We will illuminate key stages in early human development, address novel systems to study developmental milestones, and discuss ways to better understand early health and disease trajectories that may offer new opportunities for diagnosis, treatment, and disease prevention, starting from the earliest stages of our lives.

New generations of all species, including humans, are formed from cells within existing organisms. These cells divide and grow in an exquisitely orchestrated fashion, forming specialized tissues that directly interact to create embryos and fetuses. Studying these early stages of development is crucial in order to understand the origins of human life and to identify potential health issues that have their roots in these earliest stages, yet manifest later in life.

 

The very early cells that are formed from the fusion of our germ cells, the egg and the sperm, have the capacity to morph into every cell type in the body. These early cells are called pluripotent cells, and their differentiation results in the proper formation of future organisms. By studying these very early cells, we have been able to identify key factors involved in early embryonic development and differentiation, which has greatly contributed to our understanding of early human development.

 

As the key processes that shape the development and differentiation of cells and the formation of tissues occur inside our bodies, studying these processes in the lab — outside our bodies — can be extremely challenging, requiring the most advanced analytical approaches, imaging technologies, and engineered systems. Such tools allow us to track the complex players and intricate communication among cells as they differentiate. Cells can be assembled outside the body and encouraged to form tissues in a manner that replicates the processes that take place inside the body. Such assembly of different cell types leads to the formation of structures that mimic organs and are, hence, known as organoids.

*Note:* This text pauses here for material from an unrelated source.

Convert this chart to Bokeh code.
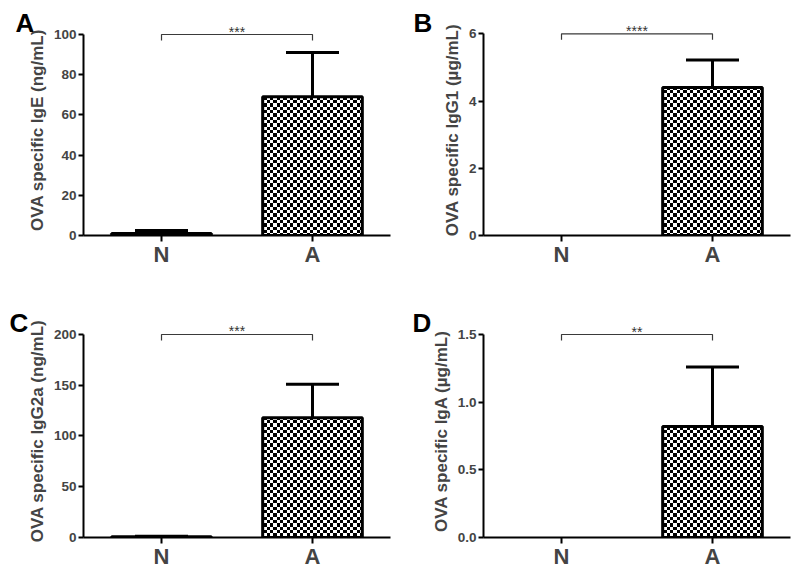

Engineered scaffolds may be needed to facilitate the formation of three-dimensional structures that mirror the tissue interactions inside our bodies. Advances in such technologies, and their use in studies of pregnancy, have led to a deeper understanding of the complex processes involved in human development. Organoids can also be exposed to influences that shape fetal development and are used to model tissue response to these changes.

 

Research on pregnancy has been critical in understanding early human development. By studying the different stages of pregnancy and the interactions between the developing embryo and the mother, we can identify the factors that influence fetal growth and development. This knowledge has been instrumental for monitoring fetal development and identifying potential health issues that may arise during pregnancy and beyond. The use of early developmental information may allow us to advance new treatments and interventions to improve human health and reduce the risk of diseases across our lifespan.

 

With this focus on the world we form, we hope to illuminate key stages in early human development, address novel systems to study these developmental milestones without risk to the developing embryo, and discuss ways to better understand early health and disease trajectories that may offer new opportunities for diagnosis, treatment, and disease prevention, starting from the earliest stages of our lives.